Some hours traveling in the swamp served to bring me out well below the town, when I sent a negro in to gain information and found that the ram was truly sunk.

Proceeding through another swamp, I came to a creek and captured a skiff, belonging to a picket of the enemy, and with this, by 11 o’clock the next night, had made my way out to the Valley City.

Acting Master’s Mate William L. Howorth, of the Monticello, showed, as usual, conspicuous bravery. He is the same officer who has been with me twice in Wilmington harbor. I trust he may be promoted, when exchanged, as well as Acting Third Assistant Engineer Stotesbury, who, being for the first time under fire, handled his engine promptly and with coolness. All the officers and men behaved in the most gallant manner. I will furnish their names to the Department as soon as they can be procured.

The cutter of the Shamrock boarded the Southfield, but found no gun. Four prisoners were taken there.
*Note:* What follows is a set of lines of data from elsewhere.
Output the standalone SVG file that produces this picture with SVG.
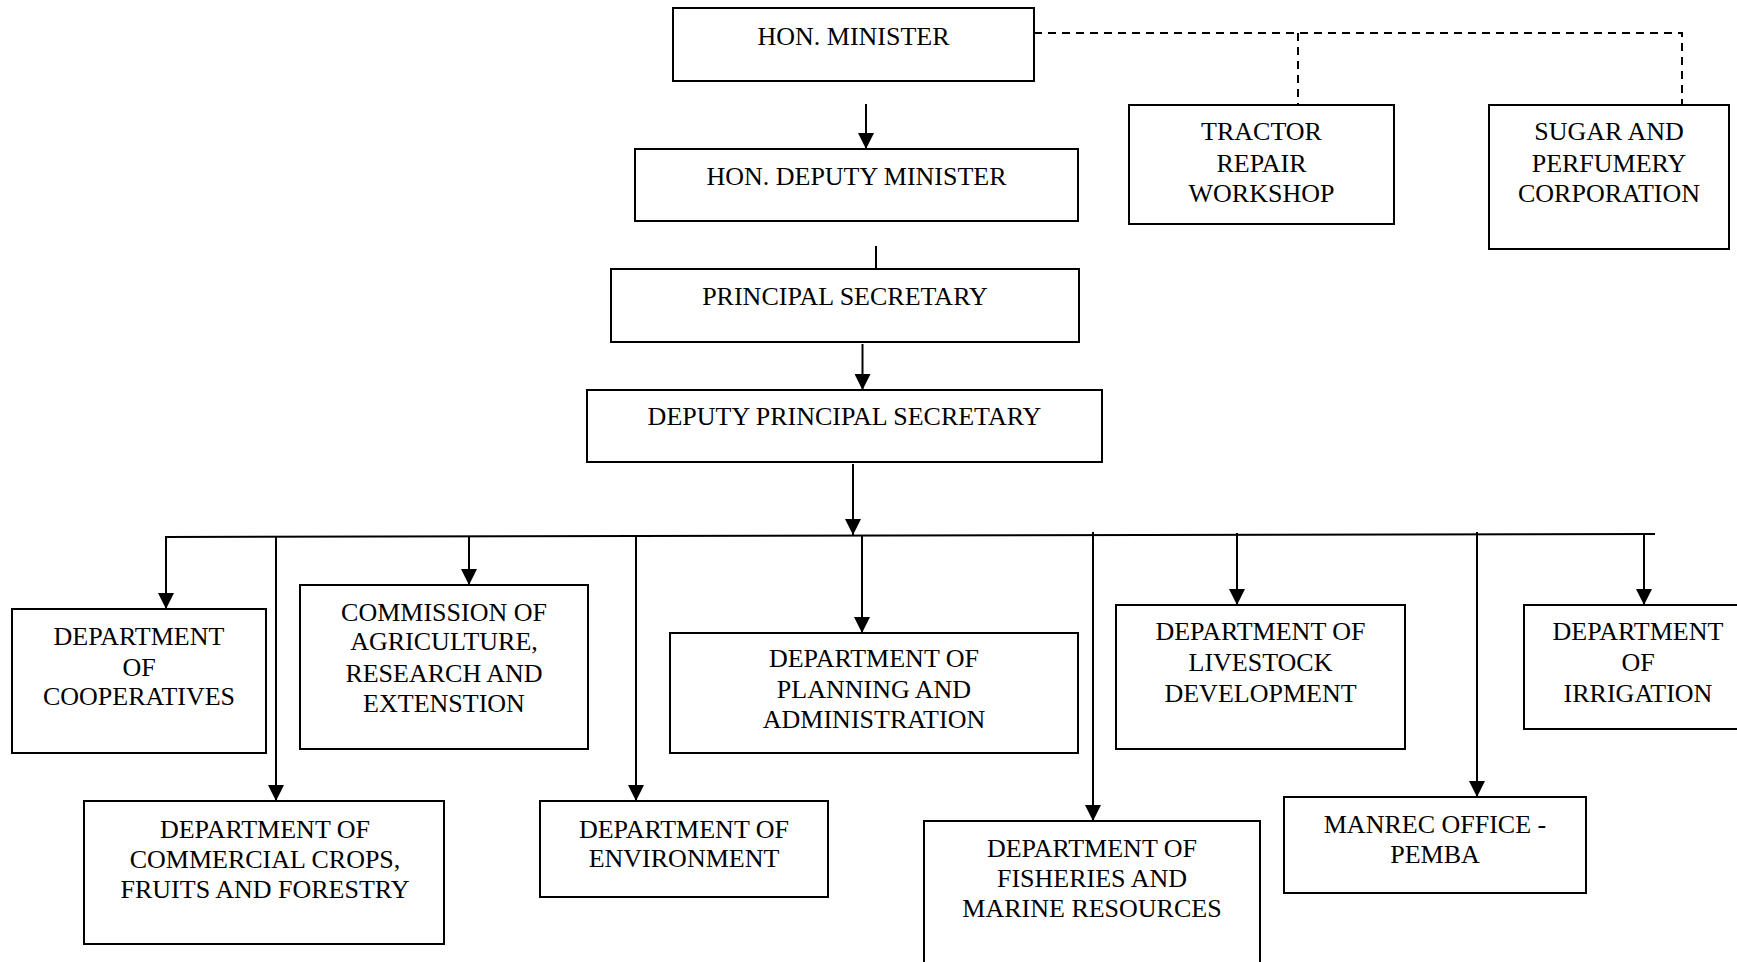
<svg xmlns="http://www.w3.org/2000/svg" width="1737" height="962" viewBox="0 0 1737 962">
<style>
.box{fill:#fff;stroke:#000;stroke-width:2}
.t{font-family:"Liberation Serif","Times New Roman",serif;font-size:26px;fill:#000;text-anchor:middle}
.c{fill:none;stroke:#000;stroke-width:2}
.d{fill:none;stroke:#000;stroke-width:2;stroke-dasharray:8,6}
</style>
<defs>
<marker id="ah" markerUnits="userSpaceOnUse" markerWidth="16" markerHeight="16" viewBox="0 0 16 16" refX="16" refY="8" orient="auto">
<path d="M0,0 L16,8 L0,16 Z" fill="#000"/>
</marker>
</defs>
<rect width="1737" height="962" fill="#fff"/>
<g id="connectors">
<path class="d" d="M1034,33 H1682 V105"/>
<path class="d" d="M1298,33 V105"/>
<line class="c" x1="866" y1="104" x2="866" y2="149" marker-end="url(#ah)"/>
<line class="c" x1="876" y1="246" x2="876" y2="270"/>
<line class="c" x1="862.5" y1="344" x2="862.5" y2="390" marker-end="url(#ah)"/>
<line class="c" x1="853" y1="464" x2="853" y2="535" marker-end="url(#ah)"/>
<line class="c" x1="165" y1="537" x2="1655" y2="534"/>
<line class="c" x1="166" y1="537" x2="166" y2="609" marker-end="url(#ah)"/>
<line class="c" x1="276" y1="537" x2="276" y2="801" marker-end="url(#ah)"/>
<line class="c" x1="469" y1="536" x2="469" y2="585" marker-end="url(#ah)"/>
<line class="c" x1="636" y1="536" x2="636" y2="801" marker-end="url(#ah)"/>
<line class="c" x1="862" y1="536" x2="862" y2="633" marker-end="url(#ah)"/>
<line class="c" x1="1093" y1="532" x2="1093" y2="821" marker-end="url(#ah)"/>
<line class="c" x1="1237" y1="533" x2="1237" y2="605" marker-end="url(#ah)"/>
<line class="c" x1="1477" y1="532" x2="1477" y2="797" marker-end="url(#ah)"/>
<line class="c" x1="1644" y1="533" x2="1644" y2="605" marker-end="url(#ah)"/>
</g>
<g id="n-minister"><rect class="box" x="673" y="8" width="361" height="73"/><text class="t" x="853.5" y="45">HON. MINISTER</text></g>
<g id="n-deputy-minister"><rect class="box" x="635" y="149" width="443" height="72"/><text class="t" x="856.5" y="185">HON. DEPUTY MINISTER</text></g>
<g id="n-tractor"><rect class="box" x="1129" y="105" width="265" height="119"/><text class="t" x="1261.5" y="140">TRACTOR</text><text class="t" x="1261.5" y="172">REPAIR</text><text class="t" x="1261.5" y="202">WORKSHOP</text></g>
<g id="n-sugar"><rect class="box" x="1489" y="105" width="240" height="144"/><text class="t" x="1609" y="140">SUGAR AND</text><text class="t" x="1609" y="172">PERFUMERY</text><text class="t" x="1609" y="202">CORPORATION</text></g>
<g id="n-ps"><rect class="box" x="611" y="269" width="468" height="73"/><text class="t" x="845" y="305">PRINCIPAL SECRETARY</text></g>
<g id="n-dps"><rect class="box" x="587" y="390" width="515" height="72"/><text class="t" x="844.5" y="425">DEPUTY PRINCIPAL SECRETARY</text></g>
<g id="n-coop"><rect class="box" x="12" y="609" width="254" height="144"/><text class="t" x="139" y="645">DEPARTMENT</text><text class="t" x="139" y="676">OF</text><text class="t" x="139" y="705">COOPERATIVES</text></g>
<g id="n-commission"><rect class="box" x="300" y="585" width="288" height="164"/><text class="t" x="444" y="621">COMMISSION OF</text><text class="t" x="444" y="650">AGRICULTURE,</text><text class="t" x="444" y="682">RESEARCH AND</text><text class="t" x="444" y="712">EXTENSTION</text></g>
<g id="n-planning"><rect class="box" x="670" y="633" width="408" height="120"/><text class="t" x="874" y="667">DEPARTMENT OF</text><text class="t" x="874" y="698">PLANNING AND</text><text class="t" x="874" y="728">ADMINISTRATION</text></g>
<g id="n-livestock"><rect class="box" x="1116" y="605" width="289" height="144"/><text class="t" x="1260.5" y="640">DEPARTMENT OF</text><text class="t" x="1260.5" y="671">LIVESTOCK</text><text class="t" x="1260.5" y="702">DEVELOPMENT</text></g>
<g id="n-irrigation"><rect class="box" x="1524" y="605" width="228" height="124"/><text class="t" x="1638" y="640">DEPARTMENT</text><text class="t" x="1638" y="671">OF</text><text class="t" x="1638" y="702">IRRIGATION</text></g>
<g id="n-commercial"><rect class="box" x="84" y="801" width="360" height="143"/><text class="t" x="265" y="838">DEPARTMENT OF</text><text class="t" x="265" y="868">COMMERCIAL CROPS,</text><text class="t" x="265" y="898">FRUITS AND FORESTRY</text></g>
<g id="n-environment"><rect class="box" x="540" y="801" width="288" height="96"/><text class="t" x="684" y="838">DEPARTMENT OF</text><text class="t" x="684" y="867">ENVIRONMENT</text></g>
<g id="n-fisheries"><rect class="box" x="924" y="821" width="336" height="150"/><text class="t" x="1092" y="857">DEPARTMENT OF</text><text class="t" x="1092" y="887">FISHERIES AND</text><text class="t" x="1092" y="917">MARINE RESOURCES</text></g>
<g id="n-pemba"><rect class="box" x="1284" y="797" width="302" height="96"/><text class="t" x="1435" y="833">MANREC OFFICE -</text><text class="t" x="1435" y="863">PEMBA</text></g>
</svg>
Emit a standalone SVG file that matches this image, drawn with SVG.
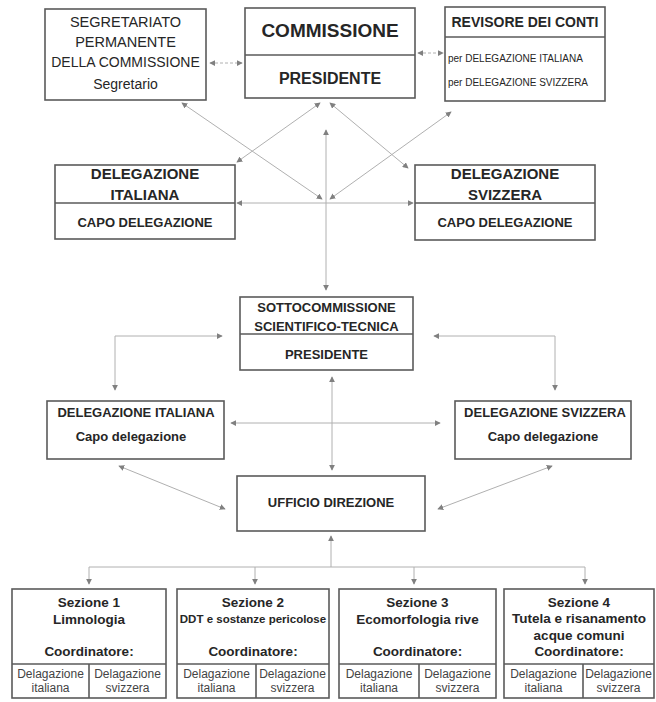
<svg xmlns="http://www.w3.org/2000/svg" width="656" height="702" viewBox="0 0 656 702">
<style>
.box{fill:#fff;stroke:#5a5a5a;stroke-width:1.6}
.div{stroke:#5a5a5a;stroke-width:1.6}
.t{font-family:"Liberation Sans",Arial,sans-serif;fill:#262626;text-anchor:middle}
.b{font-weight:bold}
.r{font-weight:normal;fill:#444}
.c{fill:none;stroke:#b0b0b0;stroke-width:1}
.d{stroke-dasharray:3 2}
</style>
<defs>
<marker id="ah" viewBox="0 0 8 8" refX="7" refY="4" markerWidth="6" markerHeight="6" markerUnits="userSpaceOnUse" orient="auto-start-reverse">
<path d="M0,0 L8,4 L0,8 Z" fill="#808080"/>
</marker>
</defs>
<rect width="656" height="702" fill="#fff"/>

<g id="connectors">
<line class="c d" x1="210" y1="63" x2="242" y2="63" marker-start="url(#ah)" marker-end="url(#ah)"/>
<line class="c d" x1="418" y1="53" x2="443" y2="53" marker-start="url(#ah)" marker-end="url(#ah)"/>
<line class="c" x1="182" y1="103" x2="322" y2="199" marker-start="url(#ah)" marker-end="url(#ah)"/>
<line class="c" x1="451" y1="112" x2="330" y2="199" marker-start="url(#ah)" marker-end="url(#ah)"/>
<line class="c" x1="320" y1="103" x2="237" y2="162" marker-start="url(#ah)" marker-end="url(#ah)"/>
<line class="c" x1="330" y1="103" x2="408" y2="168" marker-start="url(#ah)" marker-end="url(#ah)"/>
<line class="c" x1="326" y1="203" x2="326" y2="130" marker-end="url(#ah)"/>
<line class="c" x1="326" y1="203" x2="326" y2="290" marker-end="url(#ah)"/>
<line class="c" x1="237" y1="203" x2="413" y2="203" marker-start="url(#ah)" marker-end="url(#ah)"/>
<path class="c" d="M222,336 H115 V390" marker-start="url(#ah)" marker-end="url(#ah)"/>
<path class="c" d="M434,336 H555 V390" marker-start="url(#ah)" marker-end="url(#ah)"/>
<line class="c" x1="332" y1="377" x2="332" y2="470" marker-start="url(#ah)" marker-end="url(#ah)"/>
<line class="c" x1="231" y1="423" x2="440" y2="423" marker-start="url(#ah)" marker-end="url(#ah)"/>
<line class="c" x1="119" y1="466" x2="225" y2="509" marker-start="url(#ah)" marker-end="url(#ah)"/>
<line class="c" x1="552" y1="466" x2="438" y2="509" marker-start="url(#ah)" marker-end="url(#ah)"/>
<line class="c" x1="331" y1="567" x2="331" y2="536" marker-end="url(#ah)"/>
<line class="c" x1="89" y1="567" x2="585" y2="567"/>
<line class="c" x1="89" y1="567" x2="89" y2="584" marker-end="url(#ah)"/>
<line class="c" x1="255" y1="567" x2="255" y2="584" marker-end="url(#ah)"/>
<line class="c" x1="414" y1="567" x2="414" y2="584" marker-end="url(#ah)"/>
<line class="c" x1="585" y1="567" x2="585" y2="584" marker-end="url(#ah)"/>
</g>

<g id="segretariato">
<rect class="box" x="45" y="9" width="161" height="91"/>
<text class="t" x="125.5" y="27" font-size="14.5">SEGRETARIATO</text>
<text class="t" x="125.5" y="47" font-size="14.5">PERMANENTE</text>
<text class="t" x="125.5" y="67" font-size="14">DELLA COMMISSIONE</text>
<text class="t" x="125.5" y="89" font-size="14">Segretario</text>
</g>

<g id="commissione">
<rect class="box" x="245" y="8" width="170" height="90"/>
<line class="div" x1="245" y1="55" x2="415" y2="55"/>
<text class="t b" x="330" y="37" font-size="19">COMMISSIONE</text>
<text class="t b" x="330" y="84" font-size="16">PRESIDENTE</text>
</g>

<g id="revisore">
<rect class="box" x="445" y="7" width="160" height="94"/>
<line class="div" x1="445" y1="37" x2="605" y2="37"/>
<text class="t b" x="525" y="27" font-size="14">REVISORE DEI CONTI</text>
<text class="t" x="448" y="62" font-size="10" style="text-anchor:start">per DELEGAZIONE ITALIANA</text>
<text class="t" x="448" y="86" font-size="10" style="text-anchor:start">per DELEGAZIONE SVIZZERA</text>
</g>

<g id="delegazione-italiana">
<rect class="box" x="55" y="165" width="180" height="74"/>
<line class="div" x1="55" y1="203" x2="235" y2="203"/>
<text class="t b" x="145" y="179" font-size="15">DELEGAZIONE</text>
<text class="t b" x="145" y="200" font-size="15">ITALIANA</text>
<text class="t b" x="145" y="227" font-size="13">CAPO DELEGAZIONE</text>
</g>

<g id="delegazione-svizzera">
<rect class="box" x="415" y="165" width="180" height="75"/>
<line class="div" x1="415" y1="203" x2="595" y2="203"/>
<text class="t b" x="505" y="179" font-size="15">DELEGAZIONE</text>
<text class="t b" x="505" y="200" font-size="15">SVIZZERA</text>
<text class="t b" x="505" y="227" font-size="13">CAPO DELEGAZIONE</text>
</g>

<g id="sottocommissione">
<rect class="box" x="240" y="297" width="173" height="73"/>
<line class="div" x1="240" y1="334" x2="413" y2="334"/>
<text class="t b" x="326.5" y="312" font-size="13">SOTTOCOMMISSIONE</text>
<text class="t b" x="326.5" y="331" font-size="13">SCIENTIFICO-TECNICA</text>
<text class="t b" x="326.5" y="359" font-size="13">PRESIDENTE</text>
</g>

<g id="delegazione-italiana-2">
<rect class="box" x="47" y="401" width="177" height="58"/>
<text class="t b" x="136" y="417" font-size="13">DELEGAZIONE ITALIANA</text>
<text class="t b" x="131" y="441" font-size="13">Capo delegazione</text>
</g>

<g id="delegazione-svizzera-2">
<rect class="box" x="455" y="401" width="176" height="58"/>
<text class="t b" x="545" y="417" font-size="13">DELEGAZIONE SVIZZERA</text>
<text class="t b" x="543" y="441" font-size="13">Capo delegazione</text>
</g>

<g id="ufficio-direzione">
<rect class="box" x="237" y="476" width="188" height="55"/>
<text class="t b" x="331" y="507" font-size="13">UFFICIO DIREZIONE</text>
</g>

<g id="sezione-1">
<rect class="box" x="12" y="589" width="154" height="109"/>
<line class="div" x1="12" y1="664" x2="166" y2="664"/>
<line class="div" x1="89" y1="664" x2="89" y2="698"/>
<text class="t b" x="89" y="607" font-size="13.5">Sezione 1</text>
<text class="t b" x="89" y="624" font-size="13.5">Limnologia</text>
<text class="t b" x="89" y="656" font-size="13.5">Coordinatore:</text>
<text class="t r" x="50.5" y="678" font-size="12">Delagazione</text>
<text class="t r" x="50.5" y="691.5" font-size="12">italiana</text>
<text class="t r" x="127.5" y="678" font-size="12">Delagazione</text>
<text class="t r" x="127.5" y="691.5" font-size="12">svizzera</text>
</g>

<g id="sezione-2">
<rect class="box" x="177" y="589" width="152" height="109"/>
<line class="div" x1="177" y1="664" x2="329" y2="664"/>
<line class="div" x1="256" y1="664" x2="256" y2="698"/>
<text class="t b" x="253" y="607" font-size="13.5">Sezione 2</text>
<text class="t b" x="253" y="623" font-size="11.5">DDT e sostanze pericolose</text>
<text class="t b" x="253" y="656" font-size="13.5">Coordinatore:</text>
<text class="t r" x="216.5" y="678" font-size="12">Delagazione</text>
<text class="t r" x="216.5" y="691.5" font-size="12">italiana</text>
<text class="t r" x="292.5" y="678" font-size="12">Delagazione</text>
<text class="t r" x="292.5" y="691.5" font-size="12">svizzera</text>
</g>

<g id="sezione-3">
<rect class="box" x="339" y="589" width="157" height="109"/>
<line class="div" x1="339" y1="664" x2="496" y2="664"/>
<line class="div" x1="419" y1="664" x2="419" y2="698"/>
<text class="t b" x="417.5" y="607" font-size="13.5">Sezione 3</text>
<text class="t b" x="417.5" y="624" font-size="13.5">Ecomorfologia rive</text>
<text class="t b" x="417.5" y="656" font-size="13.5">Coordinatore:</text>
<text class="t r" x="379" y="678" font-size="12">Delagazione</text>
<text class="t r" x="379" y="691.5" font-size="12">italiana</text>
<text class="t r" x="457.5" y="678" font-size="12">Delagazione</text>
<text class="t r" x="457.5" y="691.5" font-size="12">svizzera</text>
</g>

<g id="sezione-4">
<rect class="box" x="504" y="589" width="150" height="109"/>
<line class="div" x1="504" y1="664" x2="654" y2="664"/>
<line class="div" x1="583" y1="664" x2="583" y2="698"/>
<text class="t b" x="579" y="607" font-size="13.5">Sezione 4</text>
<text class="t b" x="579" y="623" font-size="13.5">Tutela e risanamento</text>
<text class="t b" x="579" y="640" font-size="13.5">acque comuni</text>
<text class="t b" x="579" y="655.5" font-size="13.5">Coordinatore:</text>
<text class="t r" x="543.5" y="678" font-size="12">Delagazione</text>
<text class="t r" x="543.5" y="691.5" font-size="12">italiana</text>
<text class="t r" x="618.5" y="678" font-size="12">Delagazione</text>
<text class="t r" x="618.5" y="691.5" font-size="12">svizzera</text>
</g>
</svg>
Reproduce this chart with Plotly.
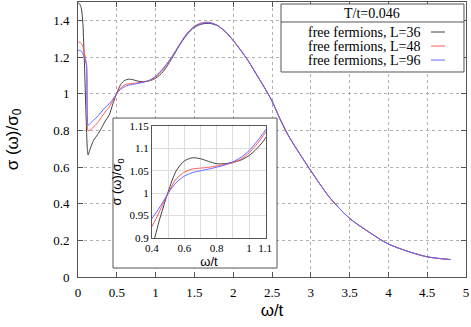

The ram is now completely submerged, and the enemy have sunk three schooners in the river to obstruct the passage of our ships.

I desire to call the attention of the admiral and Department to the spirit manifested by the sailors on the ships in these sounds. But few men were wanted, but all hands were eager to go into the action, many offering their chosen shipmates a month’s pay to resign in their favor.

I am, sir, very respectfully, your obedient servant,

Lieutenant, U.S. Navy.

CSS Albemarle (1864-1864) 19th Century engraving of the ship as she appeared "ready for action". U.S. Naval Historical Center Photograph.

CSS Albemarle, a relatively small ironclad ram, was built at Edwards Ferry, North Carolina. Commissioned in April 1864 under the command of Commander J.W. Cooke, CSN, she almost immediately went into action. On 19 April 1864, Albemarle attacked U.S. ships off Plymouth, N.C., sinking USS Southfield and driving away USS Miami and two other gunboats. With their waterborne communications severed, the Union forces were forced to surrender Plymouth to the Confederates.

Just over two weeks later, on 5 May, Albemarle, accompanied by the steamers Cotton Plant and Bombshell, steamed out into the North Carolina Sounds and attacked another U.S. Navy force, consisting of the “Double-ender” gunboats Sassacus, Wyalusing and Mattabesett, converted ferryboat Commodore Hull and small gunboat Ceres. Though Sassacus made a valiant attempt to sink the Albemarle by ramming, she was badly damaged in return. The Confederate ironclad was but lightly damaged in the engagement, which threatened the entire Union position on North Carolina’s internal waters.

PLYMOUTH, NC, October 28, 1864.

SIR: The night of the 27th instant, a dark, rainy night, I had the watch on board doubled and took extra precaution. At or about 3 o’clock a. m., on the 28th, the officer of the deck discovered a small steamer in the river, hailed her, received an unsatisfactory answer, rang the alarm bell and opened fire on her with the watch. The officers and men were at their quarters in as quick time as was possible, but the vessel was so near that we could not bring our guns to bear, and the shot fired from the after gun loaded with grape, failed to take effect. The boat running obliquely, struck us under the port bow, running over the boom, exploded a torpedo, and smashed a large hole in us just under the water line, under a heavy fire of musketry. The boat surrendered and I sent Lieutenant Roberts to take charge of her. Manned the pumps and gave the order to fire up, so as to use the donkey engine. The water gained on us so fast that all exertions were fruitless, and the vessel went down in a few moments, merely leaving her shield and smokestack out.

In justice to myself I must say the pickets below gave no notice of her approach, and the artillery which was stationed by the vessel for a protection, gave us no assistance, manning only one piece at too late a time to be of any service.

Having condensed this report as much as I could, I respectfully request a court of enquiry, to establish on whose shoulders rests the blame of the loss of the Albemarle.

I am, respectfully, your obedient servant.